_Objective_.
Exclude the pictures, then repeat the remaining data exactly.

_Given data_.
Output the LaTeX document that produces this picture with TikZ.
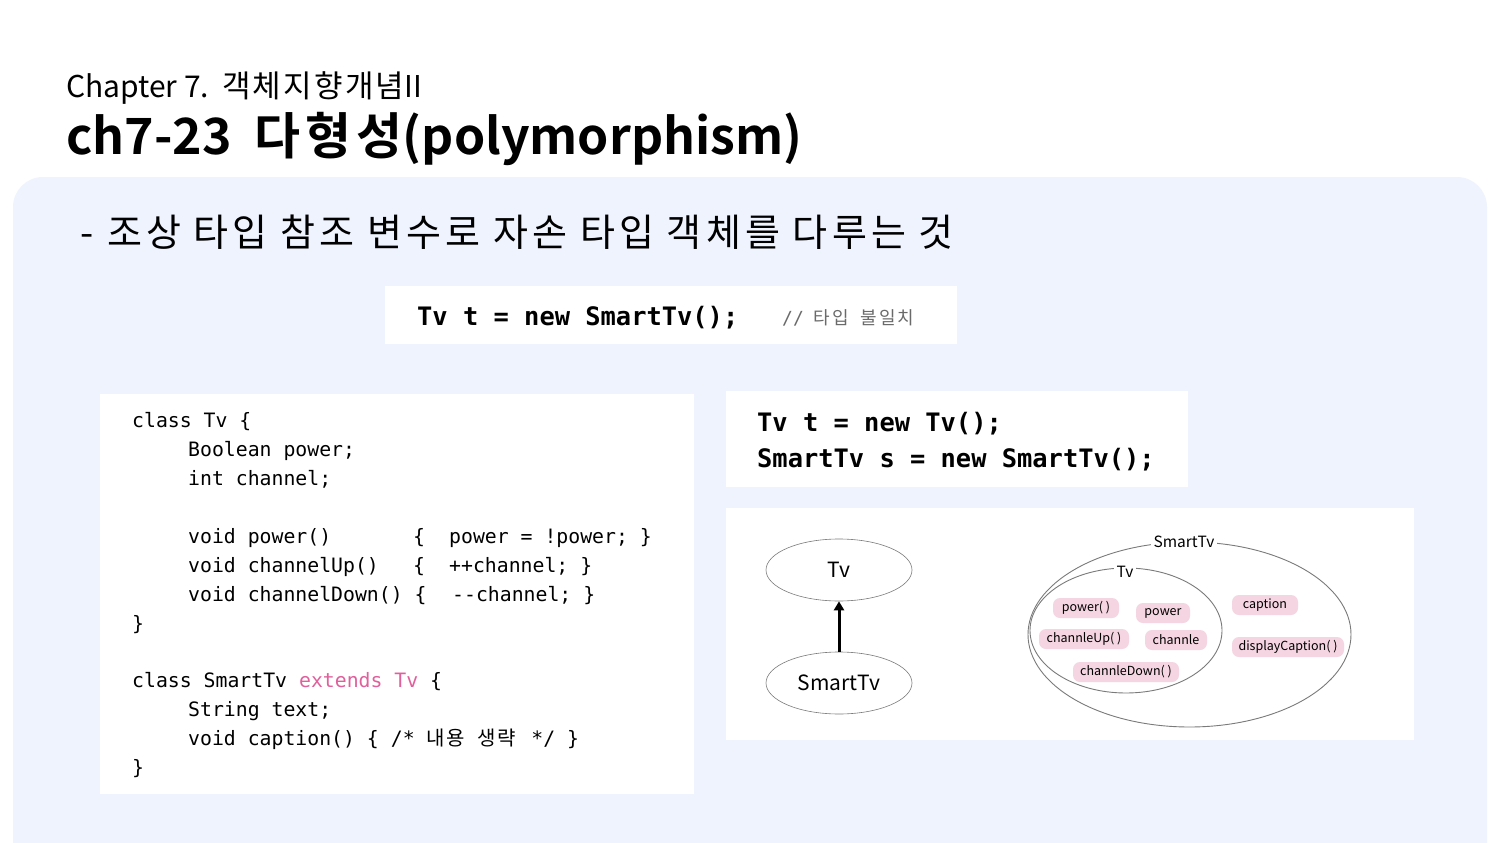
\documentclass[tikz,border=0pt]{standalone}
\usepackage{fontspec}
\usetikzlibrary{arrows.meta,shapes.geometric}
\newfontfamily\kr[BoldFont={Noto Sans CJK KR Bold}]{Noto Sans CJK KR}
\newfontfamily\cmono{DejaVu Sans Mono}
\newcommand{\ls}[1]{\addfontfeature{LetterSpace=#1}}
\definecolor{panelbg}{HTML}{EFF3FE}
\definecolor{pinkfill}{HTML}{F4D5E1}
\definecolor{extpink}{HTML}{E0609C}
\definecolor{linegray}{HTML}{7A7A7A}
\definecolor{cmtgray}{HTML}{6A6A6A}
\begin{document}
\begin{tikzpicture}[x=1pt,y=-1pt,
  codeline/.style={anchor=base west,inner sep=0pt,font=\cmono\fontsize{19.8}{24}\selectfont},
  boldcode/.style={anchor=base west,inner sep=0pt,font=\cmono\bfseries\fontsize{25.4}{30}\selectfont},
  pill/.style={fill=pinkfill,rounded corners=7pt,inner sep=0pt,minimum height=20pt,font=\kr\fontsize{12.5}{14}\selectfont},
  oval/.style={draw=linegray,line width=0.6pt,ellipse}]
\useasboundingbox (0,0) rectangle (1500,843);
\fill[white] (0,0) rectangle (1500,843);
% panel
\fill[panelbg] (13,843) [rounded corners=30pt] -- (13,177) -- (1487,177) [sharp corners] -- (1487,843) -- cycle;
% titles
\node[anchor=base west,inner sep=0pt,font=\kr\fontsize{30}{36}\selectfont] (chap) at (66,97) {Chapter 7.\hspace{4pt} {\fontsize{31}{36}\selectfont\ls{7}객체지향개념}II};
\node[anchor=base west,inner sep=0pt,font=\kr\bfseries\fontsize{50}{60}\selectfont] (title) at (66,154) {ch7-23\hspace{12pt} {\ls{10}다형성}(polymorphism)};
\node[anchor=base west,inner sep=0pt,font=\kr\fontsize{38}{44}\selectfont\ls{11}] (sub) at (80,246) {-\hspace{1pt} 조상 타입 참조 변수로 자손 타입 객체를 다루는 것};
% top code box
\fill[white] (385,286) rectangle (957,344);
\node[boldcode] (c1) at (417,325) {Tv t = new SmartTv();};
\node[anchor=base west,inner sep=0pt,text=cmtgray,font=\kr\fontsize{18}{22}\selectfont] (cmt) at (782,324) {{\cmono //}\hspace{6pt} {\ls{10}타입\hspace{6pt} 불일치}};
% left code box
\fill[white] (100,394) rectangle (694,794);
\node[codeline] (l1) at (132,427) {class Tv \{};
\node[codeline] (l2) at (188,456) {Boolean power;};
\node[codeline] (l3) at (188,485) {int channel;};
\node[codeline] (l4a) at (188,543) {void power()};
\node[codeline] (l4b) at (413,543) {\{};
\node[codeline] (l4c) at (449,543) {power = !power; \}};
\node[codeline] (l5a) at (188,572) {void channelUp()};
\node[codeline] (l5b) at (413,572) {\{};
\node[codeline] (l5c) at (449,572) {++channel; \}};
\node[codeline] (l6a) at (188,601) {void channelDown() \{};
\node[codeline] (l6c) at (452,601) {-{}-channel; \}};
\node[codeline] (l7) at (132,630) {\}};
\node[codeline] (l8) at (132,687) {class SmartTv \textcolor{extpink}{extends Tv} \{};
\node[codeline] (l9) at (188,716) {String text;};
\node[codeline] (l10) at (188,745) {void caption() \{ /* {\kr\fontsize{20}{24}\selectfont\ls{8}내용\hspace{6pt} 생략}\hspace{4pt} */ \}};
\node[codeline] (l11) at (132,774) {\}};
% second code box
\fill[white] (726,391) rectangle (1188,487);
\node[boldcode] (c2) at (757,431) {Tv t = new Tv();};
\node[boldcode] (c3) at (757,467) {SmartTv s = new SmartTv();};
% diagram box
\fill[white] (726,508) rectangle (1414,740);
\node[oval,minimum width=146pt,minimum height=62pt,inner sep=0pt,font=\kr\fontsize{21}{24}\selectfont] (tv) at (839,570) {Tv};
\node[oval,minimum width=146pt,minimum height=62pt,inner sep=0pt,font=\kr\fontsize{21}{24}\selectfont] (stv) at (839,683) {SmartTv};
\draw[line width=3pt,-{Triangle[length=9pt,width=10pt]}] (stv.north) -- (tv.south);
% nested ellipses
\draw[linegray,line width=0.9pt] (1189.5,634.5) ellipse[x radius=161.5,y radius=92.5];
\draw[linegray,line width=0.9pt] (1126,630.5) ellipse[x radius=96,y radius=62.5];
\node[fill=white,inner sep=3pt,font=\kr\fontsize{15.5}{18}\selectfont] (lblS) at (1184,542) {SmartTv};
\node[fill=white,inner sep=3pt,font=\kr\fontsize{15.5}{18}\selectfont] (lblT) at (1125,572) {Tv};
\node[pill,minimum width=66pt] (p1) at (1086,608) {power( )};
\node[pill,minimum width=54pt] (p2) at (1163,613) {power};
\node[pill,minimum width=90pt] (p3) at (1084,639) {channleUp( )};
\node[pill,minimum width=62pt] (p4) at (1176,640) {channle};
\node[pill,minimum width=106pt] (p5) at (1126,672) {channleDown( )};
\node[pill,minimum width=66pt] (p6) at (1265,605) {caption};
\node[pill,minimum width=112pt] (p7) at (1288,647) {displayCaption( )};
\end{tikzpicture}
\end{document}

_Response below_.
Output the LaTeX document that produces this picture with TikZ.
\documentclass[tikz,border=0pt]{standalone}
\usepackage{fontspec}
\usetikzlibrary{arrows.meta,shapes.geometric}
\newfontfamily\kr[BoldFont={Noto Sans CJK KR Bold}]{Noto Sans CJK KR}
\newfontfamily\cmono{DejaVu Sans Mono}
\newcommand{\ls}[1]{\addfontfeature{LetterSpace=#1}}
\definecolor{panelbg}{HTML}{EFF3FE}
\definecolor{pinkfill}{HTML}{F4D5E1}
\definecolor{extpink}{HTML}{E0609C}
\definecolor{linegray}{HTML}{7A7A7A}
\definecolor{cmtgray}{HTML}{6A6A6A}
\begin{document}
\begin{tikzpicture}[x=1pt,y=-1pt,
  codeline/.style={anchor=base west,inner sep=0pt,font=\cmono\fontsize{19.8}{24}\selectfont},
  boldcode/.style={anchor=base west,inner sep=0pt,font=\cmono\bfseries\fontsize{25.4}{30}\selectfont},
  pill/.style={fill=pinkfill,rounded corners=7pt,inner sep=0pt,minimum height=20pt,font=\kr\fontsize{12.5}{14}\selectfont},
  oval/.style={draw=linegray,line width=0.6pt,ellipse}]
\useasboundingbox (0,0) rectangle (1500,843);
\fill[white] (0,0) rectangle (1500,843);
% panel
\fill[panelbg] (13,843) [rounded corners=30pt] -- (13,177) -- (1487,177) [sharp corners] -- (1487,843) -- cycle;
% titles
\node[anchor=base west,inner sep=0pt,font=\kr\fontsize{30}{36}\selectfont] (chap) at (66,97) {Chapter 7.\hspace{4pt} {\fontsize{31}{36}\selectfont\ls{7}객체지향개념}II};
\node[anchor=base west,inner sep=0pt,font=\kr\bfseries\fontsize{50}{60}\selectfont] (title) at (66,154) {ch7-23\hspace{12pt} {\ls{10}다형성}(polymorphism)};
\node[anchor=base west,inner sep=0pt,font=\kr\fontsize{38}{44}\selectfont\ls{11}] (sub) at (80,246) {-\hspace{1pt} 조상 타입 참조 변수로 자손 타입 객체를 다루는 것};
% top code box
\fill[white] (385,286) rectangle (957,344);
\node[boldcode] (c1) at (417,325) {Tv t = new SmartTv();};
\node[anchor=base west,inner sep=0pt,text=cmtgray,font=\kr\fontsize{18}{22}\selectfont] (cmt) at (782,324) {{\cmono //}\hspace{6pt} {\ls{10}타입\hspace{6pt} 불일치}};
% left code box
\fill[white] (100,394) rectangle (694,794);
\node[codeline] (l1) at (132,427) {class Tv \{};
\node[codeline] (l2) at (188,456) {Boolean power;};
\node[codeline] (l3) at (188,485) {int channel;};
\node[codeline] (l4a) at (188,543) {void power()};
\node[codeline] (l4b) at (413,543) {\{};
\node[codeline] (l4c) at (449,543) {power = !power; \}};
\node[codeline] (l5a) at (188,572) {void channelUp()};
\node[codeline] (l5b) at (413,572) {\{};
\node[codeline] (l5c) at (449,572) {++channel; \}};
\node[codeline] (l6a) at (188,601) {void channelDown() \{};
\node[codeline] (l6c) at (452,601) {-{}-channel; \}};
\node[codeline] (l7) at (132,630) {\}};
\node[codeline] (l8) at (132,687) {class SmartTv \textcolor{extpink}{extends Tv} \{};
\node[codeline] (l9) at (188,716) {String text;};
\node[codeline] (l10) at (188,745) {void caption() \{ /* {\kr\fontsize{20}{24}\selectfont\ls{8}내용\hspace{6pt} 생략}\hspace{4pt} */ \}};
\node[codeline] (l11) at (132,774) {\}};
% second code box
\fill[white] (726,391) rectangle (1188,487);
\node[boldcode] (c2) at (757,431) {Tv t = new Tv();};
\node[boldcode] (c3) at (757,467) {SmartTv s = new SmartTv();};
% diagram box
\fill[white] (726,508) rectangle (1414,740);
\node[oval,minimum width=146pt,minimum height=62pt,inner sep=0pt,font=\kr\fontsize{21}{24}\selectfont] (tv) at (839,570) {Tv};
\node[oval,minimum width=146pt,minimum height=62pt,inner sep=0pt,font=\kr\fontsize{21}{24}\selectfont] (stv) at (839,683) {SmartTv};
\draw[line width=3pt,-{Triangle[length=9pt,width=10pt]}] (stv.north) -- (tv.south);
% nested ellipses
\draw[linegray,line width=0.9pt] (1189.5,634.5) ellipse[x radius=161.5,y radius=92.5];
\draw[linegray,line width=0.9pt] (1126,630.5) ellipse[x radius=96,y radius=62.5];
\node[fill=white,inner sep=3pt,font=\kr\fontsize{15.5}{18}\selectfont] (lblS) at (1184,542) {SmartTv};
\node[fill=white,inner sep=3pt,font=\kr\fontsize{15.5}{18}\selectfont] (lblT) at (1125,572) {Tv};
\node[pill,minimum width=66pt] (p1) at (1086,608) {power( )};
\node[pill,minimum width=54pt] (p2) at (1163,613) {power};
\node[pill,minimum width=90pt] (p3) at (1084,639) {channleUp( )};
\node[pill,minimum width=62pt] (p4) at (1176,640) {channle};
\node[pill,minimum width=106pt] (p5) at (1126,672) {channleDown( )};
\node[pill,minimum width=66pt] (p6) at (1265,605) {caption};
\node[pill,minimum width=112pt] (p7) at (1288,647) {displayCaption( )};
\end{tikzpicture}
\end{document}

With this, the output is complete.